[start GIVEN MATERIAL]

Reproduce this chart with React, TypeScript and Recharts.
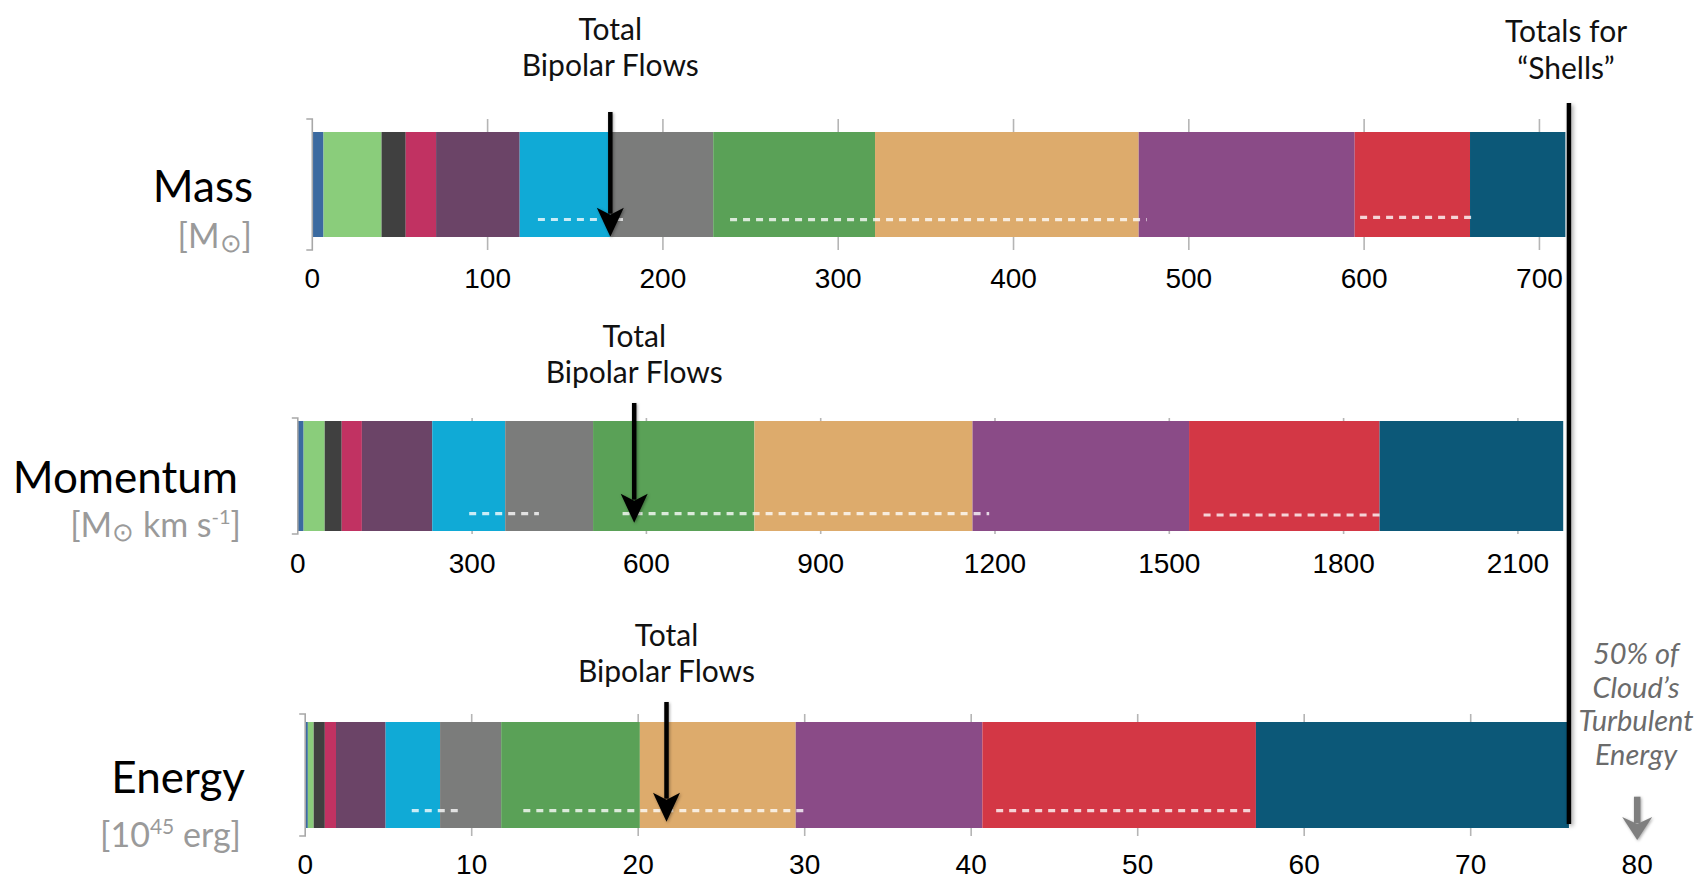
import React from 'react';
import { ComposedChart, Bar, XAxis, YAxis, CartesianGrid, ReferenceLine } from 'recharts';

// ---------- data ----------
const segmentKeys = ['s1', 's2', 's3', 's4', 's5', 's6', 's7', 's8', 's9', 's10', 's11', 's12'];
const segmentColors = [
  '#3b6aa0', '#8acd7b', '#404040', '#c13262', '#6b4467', '#10aad6',
  '#7b7c7b', '#5aa157', '#ddab6c', '#8a4b87', '#d33745', '#0c5878',
];

const massValues = [6.4, 33.1, 13.8, 17.3, 47.7, 51.7, 58.7, 92.3, 150.4, 123.2, 65.8, 54.4];
const momentumValues = [10, 36.3, 29.3, 34.7, 121.1, 125.6, 151.2, 277.7, 375.4, 372.7, 327.9, 316.1];
const energyValues = [0.16, 0.35, 0.67, 0.67, 2.98, 3.27, 3.67, 8.33, 9.36, 11.21, 16.43, 18.8];

const massTicks = [0, 100, 200, 300, 400, 500, 600, 700];
const momentumTicks = [0, 300, 600, 900, 1200, 1500, 1800, 2100];
const energyTicks = [0, 10, 20, 30, 40, 50, 60, 70, 80];

const massGrid = [100, 200, 300, 400, 500, 600, 700];
const momentumGrid = [300, 600, 900, 1200, 1500, 1800, 2100];
const energyGrid = [10, 20, 30, 40, 50, 60, 70];

const massDashes = [[128.7, 177.2], [238.3, 476.0], [597.7, 661.5]];
const momentumDashes = [[295, 415], [559, 1190], [1559, 1872]];
const energyDashes = [[6.4, 9.2], [13.1, 30.2], [41.5, 57.1]];

const massBipolarTotal = 170;
const momentumBipolarTotal = 579;
const energyBipolarTotal = 21.7;
const halfTurbulentEnergy = 80;

const energyShellTotal = energyValues.reduce((a, b) => a + b, 0);

// ---------- shapes ----------
const FONT = 'Lato, "Open Sans", sans-serif';

const bracketShape = (p: any) => {
  const top = Math.min(p.y1, p.y2);
  const bot = Math.max(p.y1, p.y2);
  const x = p.x1;
  return (
    <path d={`M${x - 6},${top} H${x} V${bot} H${x - 6}`} fill="none" stroke="#a8a8a8" strokeWidth={1.6} />
  );
};

const makeDash = (off: number) => (p: any) => {
  const yc = (p.y1 + p.y2) / 2 + off;
  return (
    <line
      x1={p.x1} x2={p.x2} y1={yc} y2={yc}
      stroke="rgba(255,255,255,0.78)" strokeWidth={3.2} strokeDasharray="7 6"
    />
  );
};

const makeArrow = (
  color: string, shaftW: number, headW: number, headH: number,
  topOff: number, tipOff: number, labelOffsets?: number[],
) => (p: any) => {
  const yc = (p.y1 + p.y2) / 2;
  const top = yc + topOff;
  const tip = yc + tipOff;
  const x = p.x1;
  return (
    <g>
      {labelOffsets && (
        <g fontFamily={FONT} fontSize={30} fill="#111" textAnchor="middle">
          <text x={x} y={top + labelOffsets[0]}>Total</text>
          <text x={x} y={top + labelOffsets[1]}>Bipolar Flows</text>
        </g>
      )}
      <g style={{ filter: 'drop-shadow(1.5px 1.5px 1.5px rgba(0,0,0,0.35))' }}>
        <line x1={x} y1={top} x2={x} y2={tip - headH + 6} stroke={color} strokeWidth={shaftW} />
        <polygon
          points={`${x - headW / 2},${tip - headH} ${x},${tip - headH + 7} ${x + headW / 2},${tip - headH} ${x},${tip}`}
          fill={color}
        />
      </g>
    </g>
  );
};

const makeShellLine = (topOff: number, botOff: number) => (p: any) => {
  const yc = (p.y1 + p.y2) / 2;
  return (
    <line
      x1={p.x1} y1={yc + topOff} x2={p.x1} y2={yc + botOff}
      stroke="#000" strokeWidth={4.5}
      style={{ filter: 'drop-shadow(2px 2px 2px rgba(0,0,0,0.35))' }}
    />
  );
};

// ---------- panel ----------
type PanelProps = {
  name: string;
  values: number[];
  ticks: number[];
  grid: number[];
  domain: [number, number];
  dashes: number[][];
  dashOff: number[];
  bipolar: number;
  arrowOff: [number, number];
  labelOffsets: number[];
  margin: { top: number; right: number; bottom: number; left: number };
  gap: number;
  tickMargin: number;
  extras?: React.ReactNode;
};

function Panel(props: PanelProps) {
  const row: any = { name: props.name };
  props.values.forEach((v, i) => {
    row[segmentKeys[i]] = v;
  });
  const n = props.name;
  return (
    <div style={{ position: 'absolute', left: 0, top: 0 }}>
      <ComposedChart
        width={1698}
        height={880}
        data={[row]}
        layout="vertical"
        margin={props.margin}
        barCategoryGap={props.gap}
      >
        <CartesianGrid horizontal={false} verticalValues={props.grid} stroke="#b5b5b5" strokeWidth={1.6} />
        <XAxis
          type="number"
          domain={props.domain}
          ticks={props.ticks}
          interval={0}
          tickLine={false}
          axisLine={false}
          height={40}
          tickSize={0}
          tickMargin={props.tickMargin}
          tick={{ fontSize: 28, fill: '#000', fontFamily: '"Liberation Sans", Arial, sans-serif' }}
        />
        <YAxis type="category" dataKey="name" hide />
        {segmentKeys.map((k, i) => (
          <Bar key={k} dataKey={k} stackId="a" fill={segmentColors[i]} isAnimationActive={false} />
        ))}
        <ReferenceLine x={0} ifOverflow="visible" shape={bracketShape} />
        {props.dashes.map((d, i) => (
          <ReferenceLine
            key={'d' + i}
            ifOverflow="visible"
            segment={[{ x: d[0], y: n }, { x: d[1], y: n }]}
            shape={makeDash(props.dashOff[i])}
          />
        ))}
        <ReferenceLine
          ifOverflow="visible"
          segment={[{ x: props.bipolar, y: n }, { x: props.bipolar, y: n }]}
          shape={makeArrow('#000', 4.5, 27, 29, props.arrowOff[0], props.arrowOff[1], props.labelOffsets)}
        />
        {props.extras}
      </ComposedChart>
    </div>
  );
}

export default function App() {
  return (
    <div style={{ position: 'absolute', left: 0, top: 0, width: 1698, height: 880, overflow: 'hidden', background: '#fff' }}>
      <Panel
        name="Mass"
        values={massValues}
        ticks={massTicks}
        grid={massGrid}
        domain={[0, 720]}
        dashes={massDashes}
        dashOff={[35, 35.2, 32.8]}
        bipolar={massBipolarTotal}
        arrowOff={[-72.5, 52.2]}
        labelOffsets={[-72, -36]}
        margin={{ top: 119, right: 123.5, bottom: 590, left: 312.3 }}
        gap={13}
        tickMargin={18}
      />
      <Panel
        name="Momentum"
        values={momentumValues}
        ticks={momentumTicks}
        grid={momentumGrid}
        domain={[0, 2200]}
        dashes={momentumDashes}
        dashOff={[37.7, 37.7, 39]}
        bipolar={momentumBipolarTotal}
        arrowOff={[-73, 46.7]}
        labelOffsets={[-56, -20]}
        margin={{ top: 418, right: 122, bottom: 306, left: 297.8 }}
        gap={3}
        tickMargin={19}
      />
      <Panel
        name="Energy"
        values={energyValues}
        ticks={energyTicks}
        grid={energyGrid}
        domain={[0, 80]}
        dashes={energyDashes}
        dashOff={[35.7, 35.7, 35.7]}
        bipolar={energyBipolarTotal}
        arrowOff={[-73, 46.7]}
        labelOffsets={[-56, -20]}
        margin={{ top: 714, right: 60.8, bottom: 4, left: 305.2 }}
        gap={8}
        tickMargin={18}
        extras={[
          <ReferenceLine
            key="shell"
            ifOverflow="visible"
            segment={[{ x: energyShellTotal, y: 'Energy' }, { x: energyShellTotal, y: 'Energy' }]}
            shape={makeShellLine(-672, 49)}
          />,
          <ReferenceLine
            key="turb"
            ifOverflow="visible"
            segment={[{ x: halfTurbulentEnergy, y: 'Energy' }, { x: halfTurbulentEnergy, y: 'Energy' }]}
            shape={makeArrow('#7f7f7f', 6.5, 30, 23, 21.7, 65)}
          />,
        ]}
      />
      <svg width={1698} height={880} style={{ position: 'absolute', left: 0, top: 0, pointerEvents: 'none' }}>
        <g fontFamily={FONT} textAnchor="end">
          <text x={253} y={202} fontSize={44} fill="#000">Mass</text>
          <text x={252} y={248} fontSize={34} fill="#9a9a9a">
            [M<tspan fontSize={26} dy={4}>⊙</tspan><tspan dy={-4}>]</tspan>
          </text>
          <text x={238} y={493} fontSize={44} fill="#000">Momentum</text>
          <text x={241} y={537} fontSize={34} fill="#9a9a9a">
            [M<tspan fontSize={26} dy={4}>⊙</tspan><tspan dy={-4}> km s</tspan>
            <tspan fontSize={20} dy={-13}>-1</tspan><tspan dy={13}>]</tspan>
          </text>
          <text x={245} y={793} fontSize={44} fill="#000">Energy</text>
          <text x={241} y={847} fontSize={34} fill="#9a9a9a">
            [10<tspan fontSize={21} dy={-13}>45</tspan><tspan dy={13}> erg]</tspan>
          </text>
        </g>
        <g fontFamily={FONT} textAnchor="middle" fontSize={30} fill="#111">
          <text x={1566} y={42}>Totals for</text>
          <text x={1566} y={79}>“Shells”</text>
        </g>
        <g fontFamily={FONT} textAnchor="middle" fontSize={29} fill="#6b6b6b" fontStyle="italic">
          <text x={1636} y={664}>50% of</text>
          <text x={1636} y={698}>Cloud’s</text>
          <text x={1636} y={731}>Turbulent</text>
          <text x={1636} y={765}>Energy</text>
        </g>
      </svg>
    </div>
  );
}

[end GIVEN MATERIAL]

:: TASK TO COMPLETE ::
Your task is to restate word for word the lines from the top of the data to the line containing "YAxis, CartesianGrid, ReferenceLine", both ends included, with every picture left out.

:: THE RESPONSE ::
Reproduce this chart with React, TypeScript and Recharts.
import React from 'react';
import { ComposedChart, Bar, XAxis, YAxis, CartesianGrid, ReferenceLine } from 'recharts';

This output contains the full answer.